Friday, March 30, 2007

Daycare for an at-risk child?

This week the results of an important study of children in daycare were reported in the scientific journal Child Development. To read an account of the study see Daycare linked to child disruption. The study of 1364 children is yet another that has demonstrated that the daycare lifestyle leads to increased aggression in at-risk children.

As a mother of an at-risk child, I am not surprised by the findings of this research. My at- risk son requires 1:1 attention to encourage him to be loving as opposed to focusing on dominance. He also needs daily training in the skill of impulse control. He does very well in his small half-day preschool class, where his teachers tell me, “We can tell he has benefited from your teaching. He is very loving and very emotionally intelligent. The karate dance has almost disappeared!” I am convinced that if I was working full-time, I would not have had the time and energy this at-risk child has required.

In contrast, I also have two daughters, who were in daycare, and cared for by a nanny while I worked full-time. Neither of the two girls were ever aggressive or difficult to parent. One of my colleagues used to say that he couldn’t believe how well I was able to balance single motherhood with my professional life. Of course, I never told him the truth. That was that I had very easy kids!

In my opinion we should take the results of this research for what they reveal. That is, some kids do not do well in daycare, even quality daycare. We have to stop thinking that our at-risk kids need anything other than exceptional parenting.
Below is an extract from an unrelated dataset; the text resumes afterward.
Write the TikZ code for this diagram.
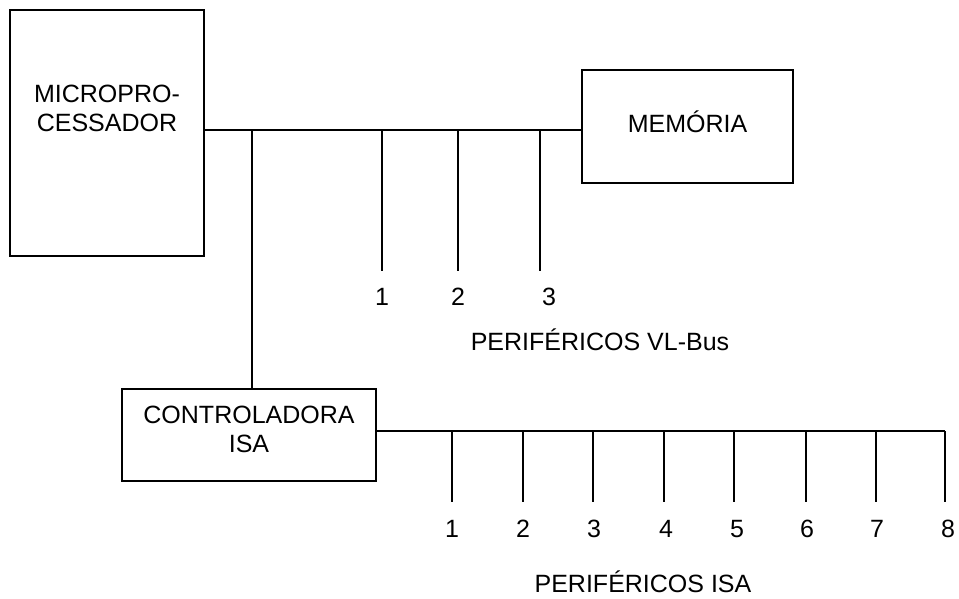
\documentclass[tikz,border=0pt]{standalone}
\usepackage{fontspec}
\setmainfont{Liberation Sans}
\begin{document}
\begin{tikzpicture}[x=1pt,y=-1pt,
  box/.style={draw,line width=1.6pt,inner sep=0pt},
  wire/.style={line width=1.5pt},
  txt/.style={anchor=base,inner sep=0pt,font=\fontsize{25}{29}\selectfont}]
\useasboundingbox (0,0) rectangle (959,598);
% boxes
\node[box,minimum width=194pt,minimum height=246pt] (micro) at (107,133) {};
\node[box,minimum width=211pt,minimum height=113pt] (mem) at (687.5,126.5) {};
\node[box,minimum width=254pt,minimum height=92pt] (ctrl) at (249,435) {};
% box texts
\node[txt] (microA) at (107,102) {MICROPRO-};
\node[txt] (microB) at (107,131) {CESSADOR};
\node[txt] (memT) at (687.5,132) {MEMÓRIA};
\node[txt] (ctrlA) at (249,423) {CONTROLADORA};
\node[txt] (ctrlB) at (249,452) {ISA};
% VL bus
\coordinate (vlL) at (204,130);
\coordinate (vlR) at (582,130);
\draw[wire] (vlL) -- (vlR);
\coordinate (j0) at (252,130);
\draw[wire] (j0) -- (j0 |- ctrl.north);
\foreach \x/\n/\lx in {382/1/382,458/2/458,540/3/549}{
  \coordinate (vt\n) at (\x,130);
  \coordinate (vb\n) at (\x,271);
  \draw[wire] (vt\n) -- (vb\n);
  \node[txt] (vl\n) at (\lx,305) {\n};
}
\node[txt] (vlTitle) at (600,350) {PERIFÉRICOS VL-Bus};
% ISA bus
\coordinate (isaL) at (376,431);
\coordinate (isaR) at (945,431);
\draw[wire] (isaL) -- (isaR);
\foreach \x/\n/\lx in {452/1/452,523/2/523,593/3/594,664/4/666,734/5/737,806/6/807,876/7/877,945/8/948}{
  \coordinate (it\n) at (\x,431);
  \coordinate (ib\n) at (\x,502);
  \draw[wire] (it\n) -- (ib\n);
  \node[txt] (il\n) at (\lx,537) {\n};
}
\node[txt] (isaTitle) at (643,592) {PERIFÉRICOS ISA};
\end{tikzpicture}
\end{document}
When we say that a child is at-risk we mean that he/she may carry the genes that predispose to antisocial behavior, addiction and/or ADHD. Furthermore, children who are truly at-risk show us through their temperaments.

A very good friend of mine runs a community daycare center. Recently, he has had to contend with an aggressive child. The parents of the child act surprised every time the aggression is reported to them. Sadly, they also seem unwilling to amend their fast-paced lifestyle for the sake of their child.

In summary, we should not make a blanket statement that daycare is bad for children or society. Instead, we should acknowledge that some children are not suited for the daycare lifestyle. We should encourage parents to have expectations that suit their particular child. The sacrifices that may have to be made for our at-risk children will be for a finite period of time. The time invested in parenting our at-risk children properly will pay off a thousand fold when they are in grade school.